I nuovi cantautori
La definizione che ne dava lo Zingarelli era quanto mai cauta e sbrigativa: “chi canta canzoni scritte o musicate da lui stesso.”
Una banalità, ma era una pubblicazione del 1971 e il fenomeno, e di conseguenza il termine, erano ancora in via di formazione, per cui la leggerezza è perdonabile. In realtà la parola “cantautore” nasce e assume un significato ben preciso già tra la fine degli anni ’50 e l’inizio degli anni ’60, quando sull’onda del boom economico e di una più capillare diffusione della televisione e della scolarizzazione, si assiste al passaggio definitivo dalle tradizionali culture popolari regionali e locali a una nazionale unificata.
Nella musica, jazz e rock & roll dall’America e il beat dall’Inghilterra, erano enzimi potenti che venivano ad agitare la rassicurante tradizione melodica del bel canto, e ai nomi di Luciano Tajoli, Nilla Pizzi e Claudio Villa, si sostituivano di prepotenza quelli di Buscaglione, Modugno, Celentano e Mina.
In questa ondata di nuovo trovò però spazio anche un filone che più che al rock & roll si rifaceva al jazz, a Dylan, e in Europa a Brel e Brassens. Questi “alternativi” per i quali venne coniato il termine “cantautore” si chiamavano Umberto Bindi, Gino Paoli, Luigi Tenco, Bruno Lauzi, Sergio Endrigo, Piero Ciampi, Enzo Jannacci, Giorgio Gaber, Fabrizio De André… e in sostanza, furono quelli che inaugurarono in Italia il filone della canzone d’autore, quella stessa che, assumendo poi più marcati connotati sociali, conobbe negli anni ’70 il suo periodo di massima espressione ed espansione, e fu la voce stessa di quel tempo, autenticamente popolare, ma al contempo colta e raffinata.
Fu in quegli anni quindi che la figura del cantautore venne definitivamente stigmatizzata e consegnata all’uso dei dizionari. Gli anni ’70 però come sappiamo finirono con i successivi e tragici ’80 (di cui paghiamo ancora pesantissime tare culturali e non solo), e tra un aperitivo e l’altro i vecchi, noiosi, poetici e malinconici cantautori, furono accantonati insieme alle loro introspettive problematiche, per far spazio ai nuovi brillanti, emergenti, vuoti e sorridenti cantori rappresentanti del nuovo.
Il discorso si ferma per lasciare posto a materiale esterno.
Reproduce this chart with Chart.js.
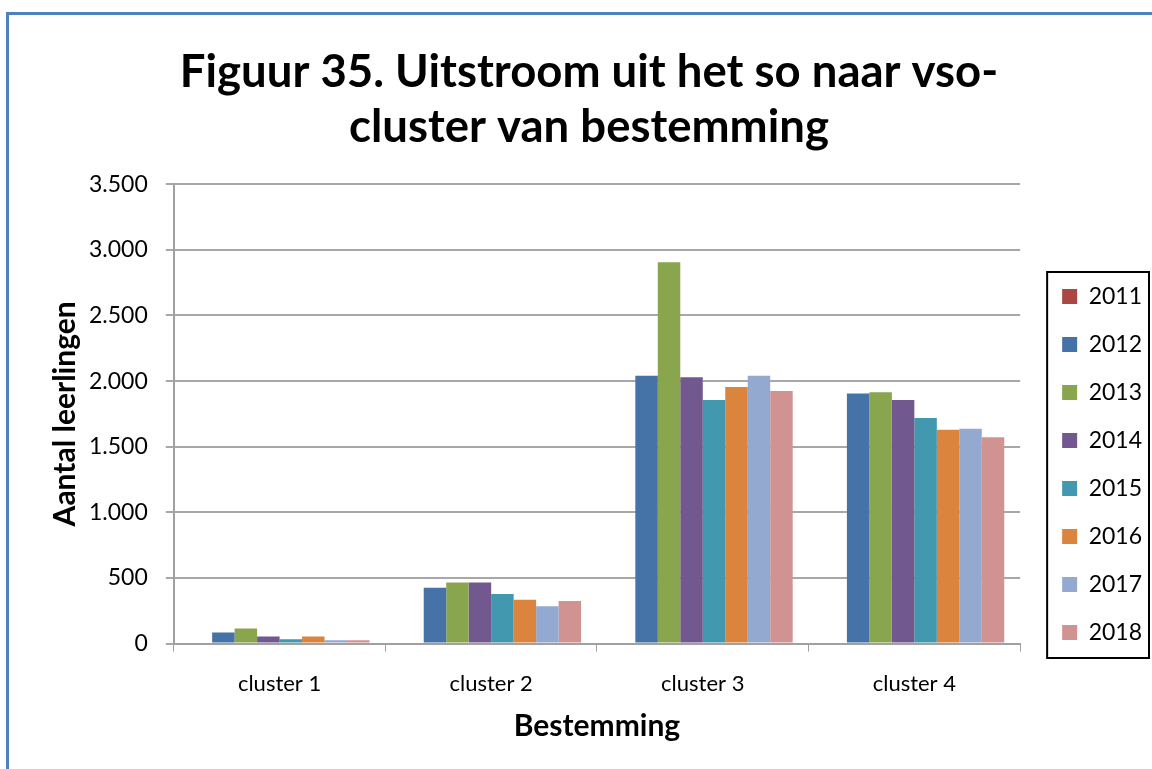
<!DOCTYPE html>
<html>
<head>
<meta charset="utf-8">
<script src="https://cdn.jsdelivr.net/npm/chart.js@4"></script>
<style>
  html, body { margin: 0; padding: 0; background: #fff; }
  #grafiek { display: block; }
</style>
</head>
<body>
<canvas id="grafiek" width="1152" height="769"></canvas>
<script>
var clusters = ['cluster 1', 'cluster 2', 'cluster 3', 'cluster 4'];
var jaren = ['2011', '2012', '2013', '2014', '2015', '2016', '2017', '2018'];

// aantal leerlingen per cluster (2011 heeft geen gegevens)
var v2011 = [null, null, null, null];
var v2012 = [85, 425, 2040, 1905];
var v2013 = [115, 465, 2905, 1915];
var v2014 = [55, 465, 2030, 1855];
var v2015 = [33, 377, 1855, 1718];
var v2016 = [55, 335, 1955, 1630];
var v2017 = [25, 285, 2040, 1637];
var v2018 = [25, 325, 1925, 1572];

var kleuren = ['#AA4643', '#4572A7', '#89A54E', '#71588F', '#4198AF', '#DB843D', '#93A9CF', '#D19392'];

var reeksen = [v2011, v2012, v2013, v2014, v2015, v2016, v2017, v2018];

var datasets = jaren.map(function (jaar, i) {
    return {
        label: jaar,
        data: reeksen[i],
        backgroundColor: kleuren[i],
        borderWidth: 0,
        categoryPercentage: 0.85,
        barPercentage: 1.0
    };
});

var fontFam = 'Lato, "Open Sans", sans-serif';

// legenda iets naar rechts en omlaag schuiven
var legendaPlugin = {
    id: 'legendaPositie',
    afterLayout: function (chart) {
        var lg = chart.legend;
        if (!lg) return;
        var dx = 17;
        lg.left += dx;
        lg.right += dx;
        lg.top = 260;
        lg.bottom = 769;
    }
};

// blauwe rand rond de hele figuur en een kader rond de legenda
var kaderPlugin = {
    id: 'kader',
    afterDraw: function (chart) {
        var ctx = chart.ctx;
        ctx.save();
        ctx.strokeStyle = '#4F81BD';
        ctx.lineWidth = 3;
        ctx.beginPath();
        ctx.moveTo(7.5, 790);
        ctx.lineTo(7.5, 13.5);
        ctx.lineTo(1170, 13.5);
        ctx.stroke();

        var lg = chart.legend;
        if (lg && lg.legendHitBoxes && lg.legendHitBoxes.length) {
            var boxes = lg.legendHitBoxes;
            var x0 = boxes[0].left - 15;
            var y0 = boxes[0].top - 13;
            var last = boxes[boxes.length - 1];
            var y1 = last.top + last.height + 14;
            var x1 = 1149;
            ctx.strokeStyle = '#000';
            ctx.lineWidth = 2;
            ctx.strokeRect(x0, y0, x1 - x0, y1 - y0);
        }
        ctx.restore();
    }
};

var ctx = document.querySelector('#grafiek').getContext('2d');
var grafiek = new Chart(ctx, {
    type: 'bar',
    data: {
        labels: clusters,
        datasets: datasets
    },
    options: {
        responsive: false,
        animation: false,
        layout: {
            padding: { top: 30, left: 43, right: 17, bottom: 21 }
        },
        plugins: {
            title: {
                display: true,
                text: ['Figuur 35. Uitstroom uit het so naar vso-', 'cluster van bestemming'],
                color: '#000',
                font: { family: fontFam, size: 45.5, weight: 'bold', lineHeight: 1.2 },
                padding: { top: 15, bottom: 30 }
            },
            legend: {
                position: 'right',
                align: 'start',
                labels: {
                    color: '#000',
                    boxWidth: 15,
                    boxHeight: 15,
                    padding: 25,
                    font: { family: fontFam, size: 23 }
                }
            },
            tooltip: { enabled: false }
        },
        scales: {
            x: {
                grid: {
                    drawOnChartArea: false,
                    color: '#A0A0A0',
                    tickLength: 8
                },
                border: { color: '#A0A0A0', width: 2 },
                ticks: {
                    color: '#000',
                    font: { family: fontFam, size: 22 },
                    padding: 19
                },
                title: {
                    display: true,
                    text: 'Bestemming',
                    color: '#000',
                    font: { family: fontFam, size: 30, weight: 'bold' },
                    padding: { top: -8, bottom: 4 }
                }
            },
            y: {
                min: 0,
                max: 3500,
                ticks: {
                    stepSize: 500,
                    color: '#000',
                    font: { family: fontFam, size: 23 },
                    padding: 18,
                    callback: function (v) {
                        return String(v).replace(/\B(?=(\d{3})+(?!\d))/g, '.');
                    }
                },
                grid: {
                    color: '#A8A8A8',
                    lineWidth: 2,
                    tickLength: 8
                },
                border: { color: '#A0A0A0', width: 2 },
                title: {
                    display: true,
                    text: 'Aantal leerlingen',
                    color: '#000',
                    font: { family: fontFam, size: 30, weight: 'bold' },
                    padding: { top: 4, bottom: -12 }
                }
            }
        }
    },
    plugins: [legendaPlugin, kaderPlugin]
});
</script>
</body>
</html>
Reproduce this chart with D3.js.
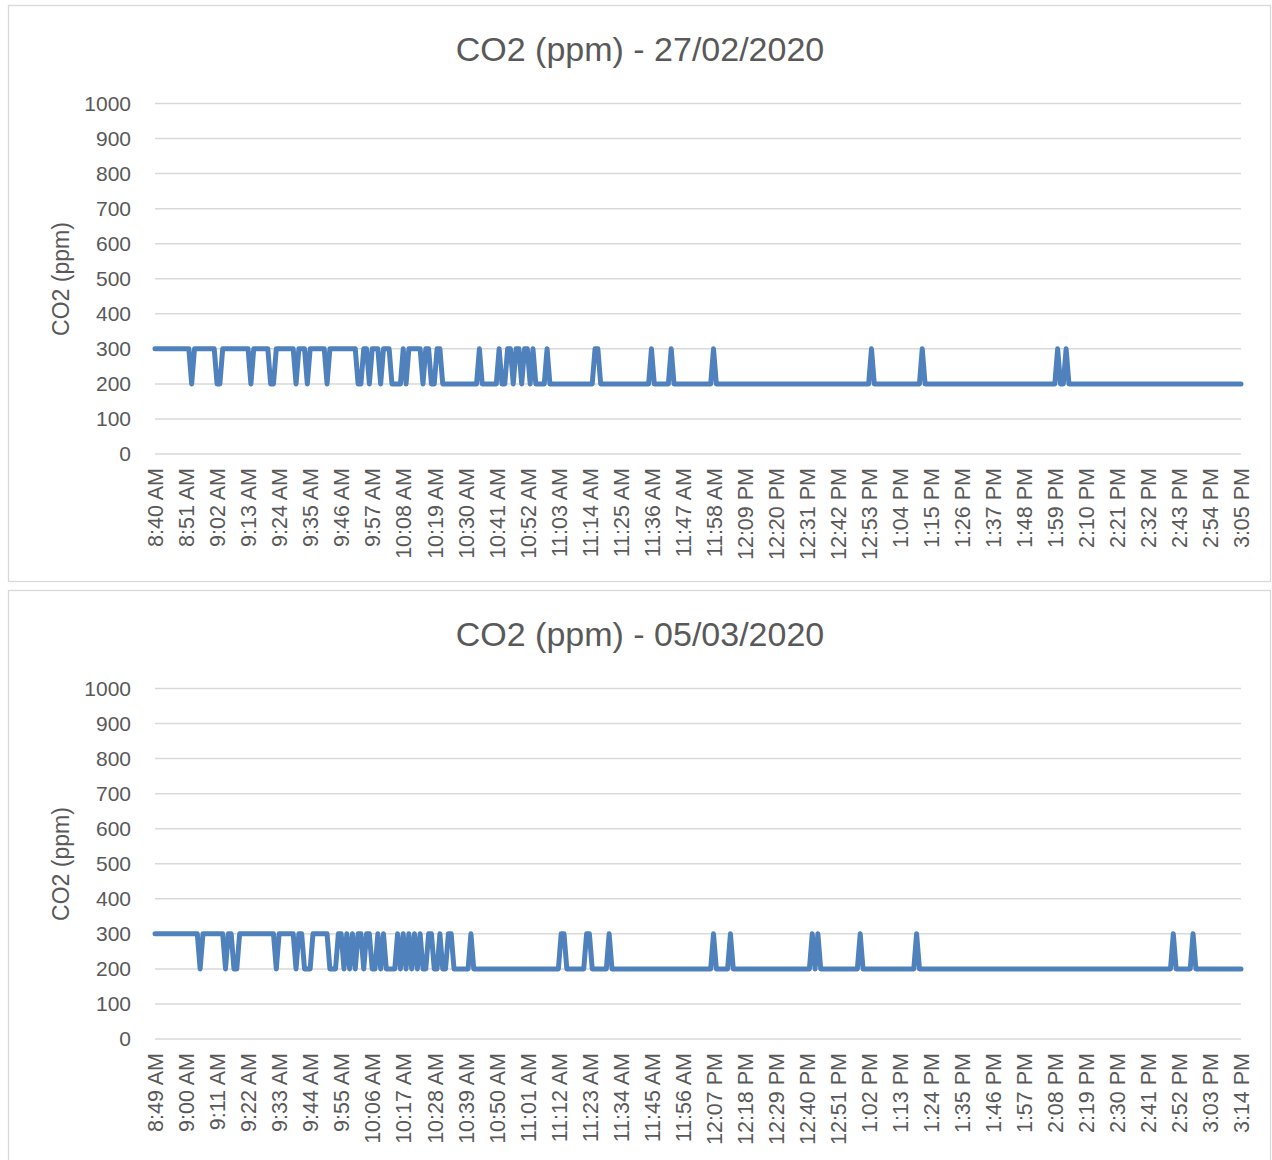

Dei vecchi, esclusi il “lontano e inafferrabile” De André e pochi altri, quelli che sopravvissero lo fecero a rappresentanza di sé stessi, non più di una generazione portante. I veri cantautori negli anni ’80, quelli che più fedelmente ne rispecchiavano la vacuità e ne cantavano le forme, erano altri, ai quali ne seguirono anonimamente negli anni altri ancora. Ma tutti sostanzialmente tali da non lasciare tracce, se non di superficie.
Da un po’ di tempo a questa parte però la situazione sembra essere cambiata, i paletti sono saltati tutti, ed è evidente che per definire realisticamente la figura del cantautore non sono più sufficienti né la vecchia descrizione che ne dava lo Zingarelli, né tanto meno quella relativa ai vari Paoli, Lolli o Guccini.
Ne esistono ancora di quella specie, e anche di raffinati (Gianmaria Testa, Pippo Pollina, Piero Sidoti, Flavio Giurato, per non dire del prof. Vecchioni e di De Gregori), e tanti altri ne nascono ogni giorno, ma non è più la stessa cosa, le pagine che questi autori stanno scrivendo sono individuali, appartengono al prosièguo di un percorso divenuto privato e consegnato ormai, nel migliore dei casi, alla classicità.
I veri cantautori di oggi, gli unici forse che hanno davvero qualcosa da dire, che fanno a pugni col presente perché del presente ne fanno un mucchio e lo vedono vecchio schifoso e inaccettabile, ancora una volta sono altri, e ora si chiamano rapper. Difficile accettarli musicalmente, sgraziati come sono, per chi è incanutito al docile accompagnamento di una chitarra acustica, difficile perfino saperli se li si cerca inseguendo forme accettabili, ancora più difficile scovarli perché il tempo ha una sua direzione inconvertibile, e loro vivono ancora, per loro fortuna, nell’unico mondo reale possibile, quello dei sogni e delle illusioni.
Ma questo, finché avranno vent’anni, nessun dizionario lo scriverà mai.